Selama masa orde baru, sumber dana program/proyek yang berlokasi di suatu kabupaten/kota dapat berasal dari APBN, APBD provinsi, dan APBD kabupaten/ kota. Masing-masing sumber dana, terutama APBN dan APBD provinsi telah membuat kriteria tentang programme atau proyek apa saja yang dapat mereka biayai, sedangkan yang tidak sesuai dengan kriteria tidak akan dilayani. APBD kabupaten atau kota memang dapat digunakan sesuai dengan keinginan pemda setempat, tetapi kemampuan pendanaannya biasanya sangat rendah. Proses seleksi untuk menetapkan programme atau proyek yang dapat dibiayai oleh masing-masing sumber dana dilakukan pada rapat koordinasi pembangunan (Rakorbang) yang biasanya dilakukan setahun sekali, yaitu untuk dimasukkan dalam tahun anggaran berikutnya.

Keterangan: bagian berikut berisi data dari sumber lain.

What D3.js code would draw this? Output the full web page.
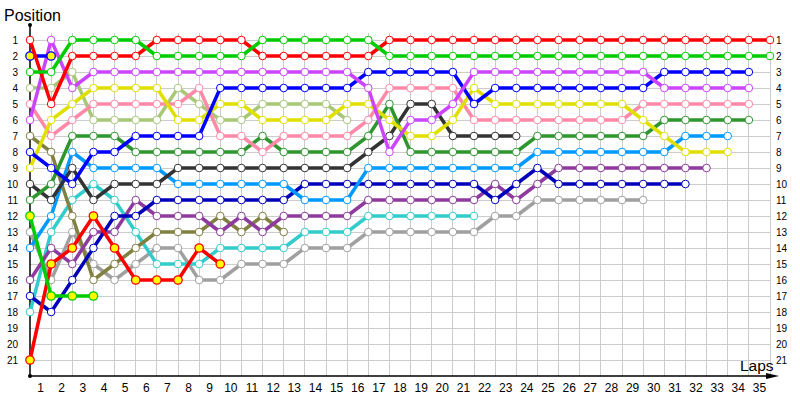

Setelah berlakunya Undang-Undang Nomor 32 dan Undang-Undang Nomor 33 Tahun 2004 , dana yang berasal dari pemerintah pusat sebagian besar dilimpahkan ke daerah dalam bentuk dana alokasi umum (DAU) dan dana alokasi khusus (DAK) sehingga penetuan proyek sebagian besar sudah berada ditangan pemda kabupaten/kota. Justru hal ini membuat pemerintah kabupaten atau kota memiliki tanggung jawab yang lebih besar dalam menentukan proyek-proyek yang diprioritaskan dan keahlian di bidang perencanaim wilayah makin dibutuhkan karena kegagalan pembangunan sudah menjadi tanggung jawab pemda kabupaten atau kota. Artinya, mereka harus lebih arif dalam mengalokasikan dana yang tersedia dan lebih mampu dalam menetapkan skala prioritas.